Dean Zimmer

Location: Canoga Park, CA

Challenge: Arthrogryposis


Born with a arthrogryposis, Dean Zimmer has triumphed over skeptics.

Dean, now in his 50s, has a condition that severely restricts joint movement in his arms and legs. Nine operations have given him slightly more coordination, but the truth remains: He will never walk properly or have full use of his arms. He must rely on effort and practice.

Dean Zimmer laughs today about his night of humiliation more than a decade ago. It sure beats more tears.

Dean who uses a wheelchair, was playing drums at his South Dakota high school in the mid-1970s when a drumstick fell to the floor. He attempted to compensate by beating fiercely with the other but then dropped that one. The band stopped. Dean was crushed.

"I wanted to crawl into the woodwork," he said.

Instead, Dean looked toward the future. These days he plays drums every Tuesday night at Club M in Canoga Park in California.
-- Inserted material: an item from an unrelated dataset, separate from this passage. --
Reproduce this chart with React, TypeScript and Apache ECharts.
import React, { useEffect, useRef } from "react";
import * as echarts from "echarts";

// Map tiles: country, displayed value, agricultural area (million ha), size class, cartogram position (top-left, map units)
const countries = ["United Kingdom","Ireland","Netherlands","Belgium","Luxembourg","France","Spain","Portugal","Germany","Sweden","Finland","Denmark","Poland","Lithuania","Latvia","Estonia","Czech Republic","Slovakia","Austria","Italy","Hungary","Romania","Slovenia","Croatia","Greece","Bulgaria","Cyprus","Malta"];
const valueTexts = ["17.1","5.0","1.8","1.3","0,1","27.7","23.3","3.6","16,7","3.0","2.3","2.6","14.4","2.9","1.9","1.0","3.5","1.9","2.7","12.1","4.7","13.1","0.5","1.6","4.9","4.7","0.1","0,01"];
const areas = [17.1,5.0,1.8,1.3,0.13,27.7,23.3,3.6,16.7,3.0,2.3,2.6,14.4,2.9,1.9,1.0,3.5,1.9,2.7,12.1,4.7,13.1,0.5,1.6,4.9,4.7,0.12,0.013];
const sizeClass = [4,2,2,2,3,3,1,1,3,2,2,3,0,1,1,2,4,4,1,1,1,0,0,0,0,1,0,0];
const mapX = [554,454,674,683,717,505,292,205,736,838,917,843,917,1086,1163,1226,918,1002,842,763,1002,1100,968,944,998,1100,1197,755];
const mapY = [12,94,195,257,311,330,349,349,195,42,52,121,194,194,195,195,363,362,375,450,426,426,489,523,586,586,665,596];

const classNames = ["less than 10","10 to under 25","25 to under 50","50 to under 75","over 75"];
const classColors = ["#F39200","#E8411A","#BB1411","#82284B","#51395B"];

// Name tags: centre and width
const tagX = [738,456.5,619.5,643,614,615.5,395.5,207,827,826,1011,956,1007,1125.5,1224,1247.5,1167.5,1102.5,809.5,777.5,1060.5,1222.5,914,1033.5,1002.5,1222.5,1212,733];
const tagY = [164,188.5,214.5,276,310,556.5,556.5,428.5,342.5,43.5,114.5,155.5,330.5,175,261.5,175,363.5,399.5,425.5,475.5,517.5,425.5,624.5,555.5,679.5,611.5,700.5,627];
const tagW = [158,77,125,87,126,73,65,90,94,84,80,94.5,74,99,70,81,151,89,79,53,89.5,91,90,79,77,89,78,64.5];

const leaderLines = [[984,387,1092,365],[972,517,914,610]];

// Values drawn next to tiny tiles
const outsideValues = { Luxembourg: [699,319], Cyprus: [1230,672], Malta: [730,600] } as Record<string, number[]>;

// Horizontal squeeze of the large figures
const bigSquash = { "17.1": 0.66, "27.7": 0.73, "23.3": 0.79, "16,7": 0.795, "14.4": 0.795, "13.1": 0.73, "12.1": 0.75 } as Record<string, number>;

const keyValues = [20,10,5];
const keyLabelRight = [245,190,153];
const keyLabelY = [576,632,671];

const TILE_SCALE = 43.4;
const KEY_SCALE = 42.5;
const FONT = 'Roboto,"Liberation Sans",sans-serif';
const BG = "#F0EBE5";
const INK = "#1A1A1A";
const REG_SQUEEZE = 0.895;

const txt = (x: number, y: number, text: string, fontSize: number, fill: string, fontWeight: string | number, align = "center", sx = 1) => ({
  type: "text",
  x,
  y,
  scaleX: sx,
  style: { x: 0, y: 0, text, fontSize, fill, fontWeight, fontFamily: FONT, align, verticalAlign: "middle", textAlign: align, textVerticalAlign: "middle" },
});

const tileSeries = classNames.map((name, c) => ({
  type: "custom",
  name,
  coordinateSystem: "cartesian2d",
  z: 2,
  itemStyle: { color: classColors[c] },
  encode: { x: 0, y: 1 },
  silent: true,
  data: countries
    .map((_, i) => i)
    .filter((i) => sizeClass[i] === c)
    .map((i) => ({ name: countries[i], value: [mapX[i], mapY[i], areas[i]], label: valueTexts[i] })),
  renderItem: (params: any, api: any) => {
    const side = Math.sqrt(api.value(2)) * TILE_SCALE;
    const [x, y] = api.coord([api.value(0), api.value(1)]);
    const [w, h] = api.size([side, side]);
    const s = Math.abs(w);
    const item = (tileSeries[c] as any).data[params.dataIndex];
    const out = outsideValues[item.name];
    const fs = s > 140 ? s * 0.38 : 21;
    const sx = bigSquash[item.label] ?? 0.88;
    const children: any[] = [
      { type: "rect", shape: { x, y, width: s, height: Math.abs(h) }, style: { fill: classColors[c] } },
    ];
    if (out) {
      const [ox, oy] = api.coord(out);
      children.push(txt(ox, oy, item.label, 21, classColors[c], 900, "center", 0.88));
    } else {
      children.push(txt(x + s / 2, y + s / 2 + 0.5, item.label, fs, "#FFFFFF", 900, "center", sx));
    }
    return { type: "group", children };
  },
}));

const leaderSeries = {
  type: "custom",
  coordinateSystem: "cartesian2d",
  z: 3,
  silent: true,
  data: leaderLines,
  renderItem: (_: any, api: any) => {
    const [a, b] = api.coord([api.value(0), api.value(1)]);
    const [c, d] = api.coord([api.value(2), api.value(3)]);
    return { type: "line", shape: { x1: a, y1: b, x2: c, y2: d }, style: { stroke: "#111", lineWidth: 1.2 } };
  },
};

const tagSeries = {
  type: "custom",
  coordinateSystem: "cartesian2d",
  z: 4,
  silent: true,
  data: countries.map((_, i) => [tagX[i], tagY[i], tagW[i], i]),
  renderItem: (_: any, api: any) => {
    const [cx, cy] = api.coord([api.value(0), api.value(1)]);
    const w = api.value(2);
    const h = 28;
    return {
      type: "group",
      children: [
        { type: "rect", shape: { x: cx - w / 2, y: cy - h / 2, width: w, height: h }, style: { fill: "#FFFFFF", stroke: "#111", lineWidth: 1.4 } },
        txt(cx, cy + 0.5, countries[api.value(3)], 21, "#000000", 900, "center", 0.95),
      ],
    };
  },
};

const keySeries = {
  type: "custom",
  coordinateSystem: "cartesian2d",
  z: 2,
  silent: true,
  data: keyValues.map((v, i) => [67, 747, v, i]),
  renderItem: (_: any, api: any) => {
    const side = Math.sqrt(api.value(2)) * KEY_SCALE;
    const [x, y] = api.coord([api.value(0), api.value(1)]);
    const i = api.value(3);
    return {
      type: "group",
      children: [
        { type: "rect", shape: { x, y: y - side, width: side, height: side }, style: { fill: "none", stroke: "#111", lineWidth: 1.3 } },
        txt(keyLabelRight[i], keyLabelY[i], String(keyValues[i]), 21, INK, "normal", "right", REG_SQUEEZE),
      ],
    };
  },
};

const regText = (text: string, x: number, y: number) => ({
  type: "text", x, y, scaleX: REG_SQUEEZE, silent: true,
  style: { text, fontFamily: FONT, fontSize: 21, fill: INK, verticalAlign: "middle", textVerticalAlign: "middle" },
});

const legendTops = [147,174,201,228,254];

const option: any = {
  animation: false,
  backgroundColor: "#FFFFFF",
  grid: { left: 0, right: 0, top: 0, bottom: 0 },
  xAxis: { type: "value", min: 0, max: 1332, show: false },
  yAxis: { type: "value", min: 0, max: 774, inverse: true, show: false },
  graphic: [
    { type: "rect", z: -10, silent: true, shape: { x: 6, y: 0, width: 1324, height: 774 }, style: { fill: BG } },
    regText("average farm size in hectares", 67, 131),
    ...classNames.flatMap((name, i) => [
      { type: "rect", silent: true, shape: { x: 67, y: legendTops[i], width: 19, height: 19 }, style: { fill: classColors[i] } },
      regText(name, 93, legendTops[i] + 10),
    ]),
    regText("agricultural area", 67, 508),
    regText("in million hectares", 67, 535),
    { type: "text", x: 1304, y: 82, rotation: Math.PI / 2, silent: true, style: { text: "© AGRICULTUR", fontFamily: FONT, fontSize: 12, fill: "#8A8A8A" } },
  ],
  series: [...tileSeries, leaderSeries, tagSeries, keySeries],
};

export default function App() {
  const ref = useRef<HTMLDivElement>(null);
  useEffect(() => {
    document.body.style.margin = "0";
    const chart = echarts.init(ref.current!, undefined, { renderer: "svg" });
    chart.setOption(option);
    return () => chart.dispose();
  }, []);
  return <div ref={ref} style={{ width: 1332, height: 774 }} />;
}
Dean's drumsticks are attached by straps to his wrists so that his embarrassment of years ago won't be repeated. While hardly securing a regular gig, Dean doesn't belong to a band. He has triumphed over his insecurities and over the skeptics who assumed he would never make music - even his family had their doubts.
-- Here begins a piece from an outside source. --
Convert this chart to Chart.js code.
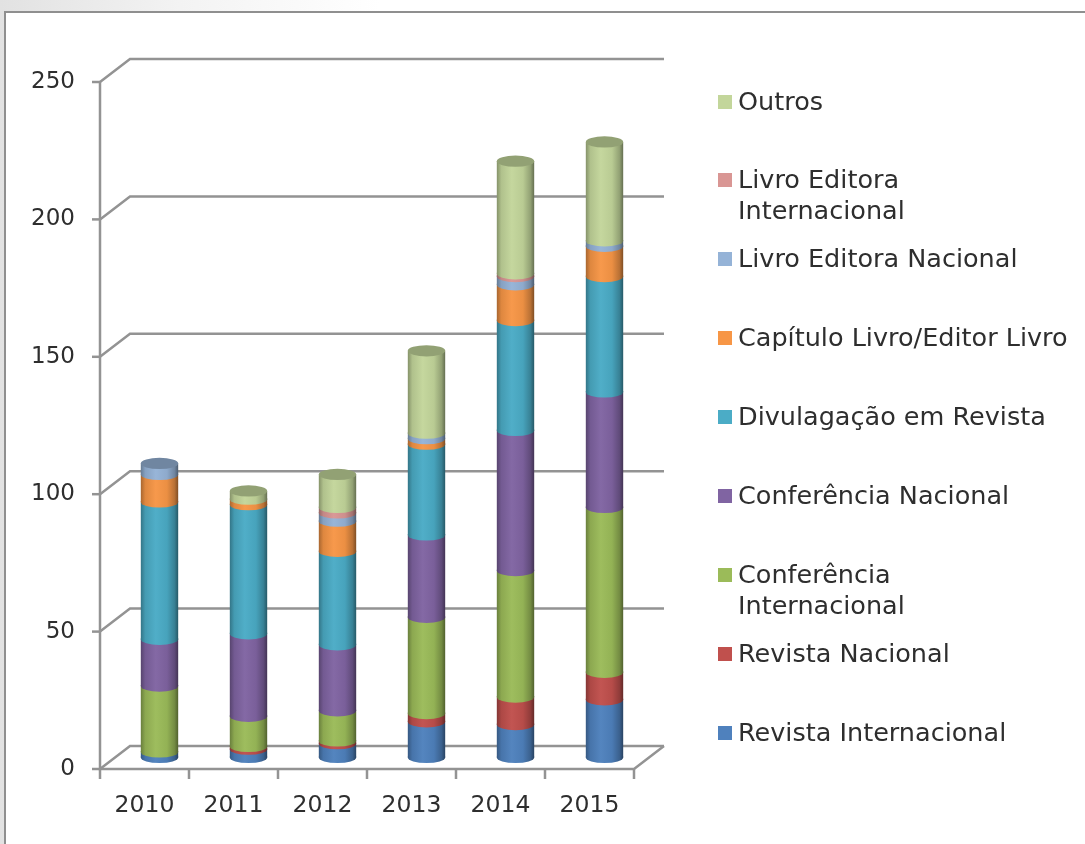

Despite this, Dean began playing drums about 30 years ago, by banging on his legs before moving to a drum set.

"He's found that inner center," said Mark Craney, former drummer for Jethro Tull, who helped Dean land the Tuesday night gig. They met in 1980 at a concert Craney gave in South Dakota. "His playing is consistent and creative. His biggest problem is just getting a chance."

Gregg Bissonette, drummer for David Lee Roth and Ringo Starr and his All-Starr Band says, "Anybody can play fast, but he's really a musical drummer." Dean has always said he's never had a music class and that all he's ever known is how to "play from the heart." And watching him play, you'll believe that.
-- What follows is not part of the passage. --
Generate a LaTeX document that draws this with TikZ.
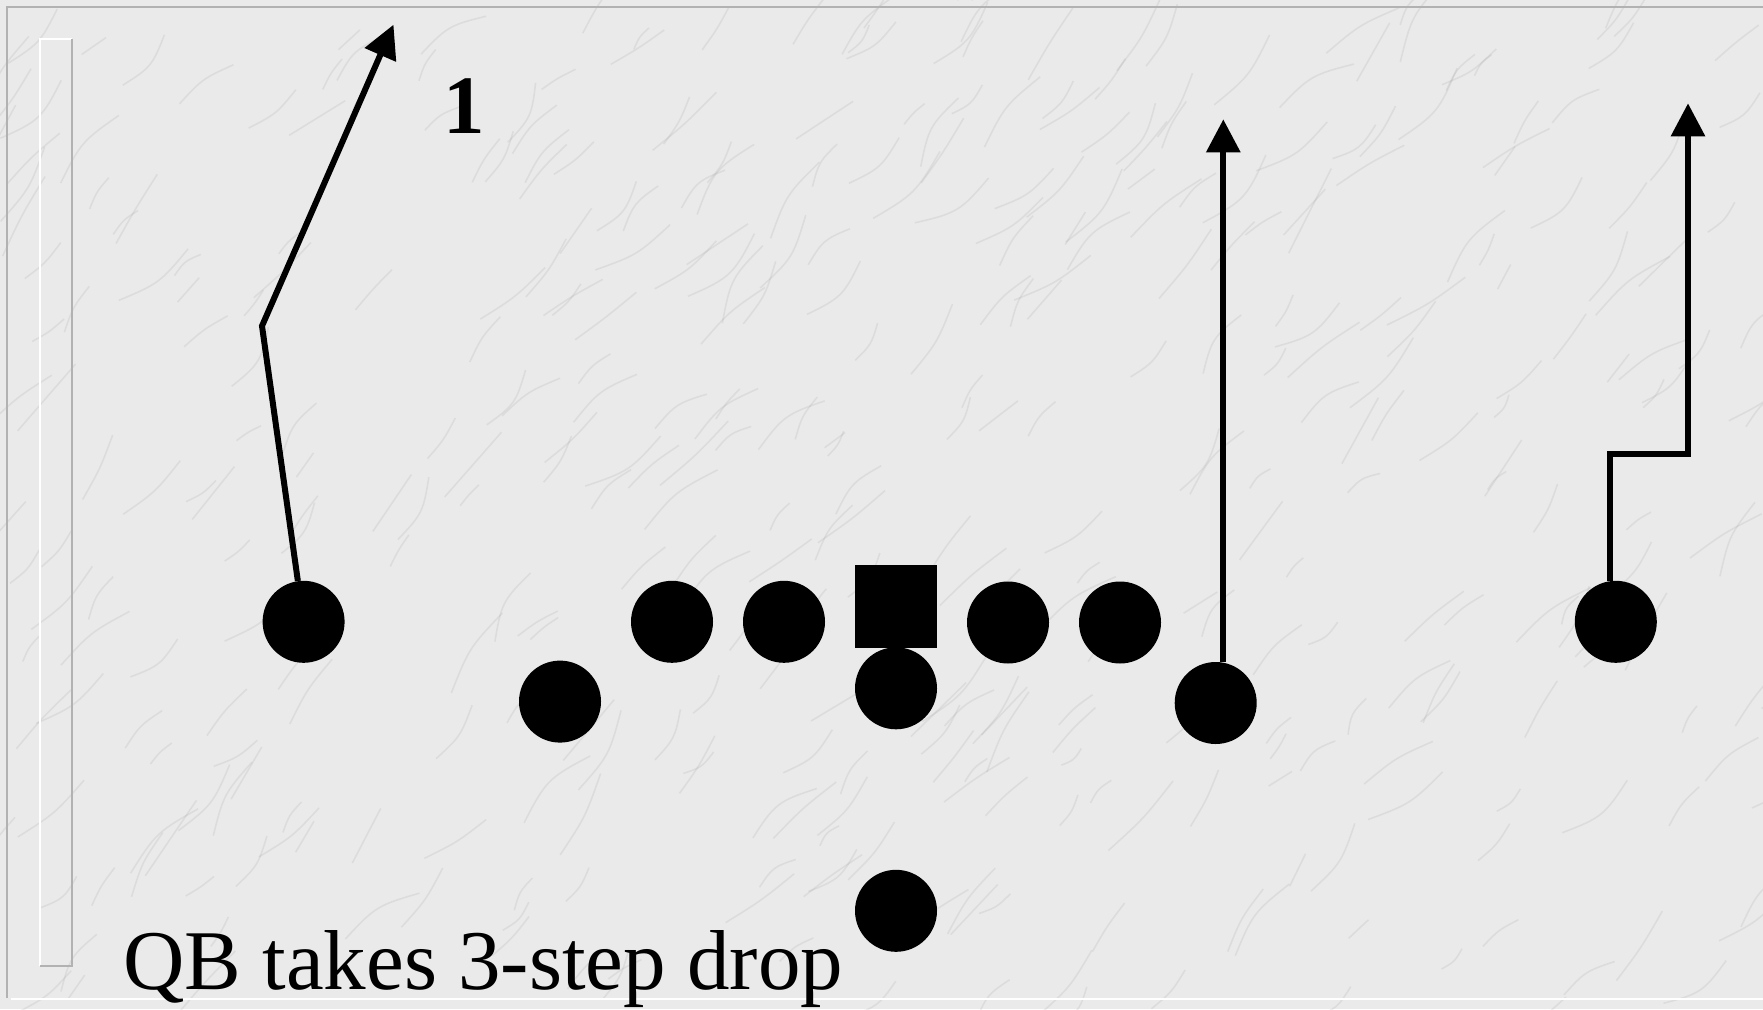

Here's an all-too-frequent scenario: Dean answers an ad for a drummer, calls the band to set up an audition. When he shows up, the band is often surprised to learn Dean is in a wheelchair.

Dean says "I didn't tell them my situation on the phone, and when they saw me, it was frustrating. It's hard to find musicians who can get past the chair and everything." Zimmer gets the audition, but not the job because, he said, band members are turned off by how long it takes him to set up his equipment. By himself, it takes him an hour to set up the drums; friends often help him.

For years, Dean didn't own a drum kit, all he had was just a dream. Growing up in South Dakota, he fell in love with music. "My mom always heard me with a radio. I wanted to play an instrument, and guitar was out of the question," said Dean because of the limited use of his fingers.

Dean had to improvise before he could afford a drum set. For hours, he used his legs as fake drums, learning the beat of the music. Attending a school for the handicapped in Sioux Falls, S.D., Zimmer met Ken Roll, the son of one of his teachers, who taught him how to play on a whole set. Zimmer practiced incessantly, building the endurance level required for long concerts.

"I've seen him in a speed metal band," said Craney, who knew Dean from South Dakota, "and I was holding my breath to see him get through a song, let alone a set. But he does it".

At first, Dean knew that taking up drums wasn't going to receive total support from his family. "Nobody really told me I couldn't do it, but I could just see it in people's eyes." At school he was surrounded by people who, he said, didn't fight hard enough to overcome their adversities. Dean says &qupt;I was the opposite of that. I wasn't handicapped; I just couldn't walk real good".

Rick Abbott, one of Dean's bandmates, says their group has opened for acts like Eddie Money, Styx, Kansas, and Thin Lizzy throughout their career.

"It's just amazing to see him play because when he's playing he can't just sit there and move his arms and legs like normal." Abbott says. "He's bouncing around and it's all part of the motion, and when you see him you're like, 'Alright, this guy is gonna try to play the drums,' and then you see him and you're like, 'Huh?'"

Dean meanwhile, would rather play drums than talk about his drumming. He says "Play from the heart, man, that's all I ever knew."

Dean helped present Can-Do Musos in the H.O.T. Zone at The NAMM Show on 25th January 2015 in Anaheim, California together with Dom Famularo, Andrew Hewitt, David Segal, Michael Mignogna, Joe Hardy and Mark E Goffeney.

In 2016. Dean along with other Can-Do Musos members were involved in the We're The Superhumans campaign in London for the Rio 2016 Paralympic Games.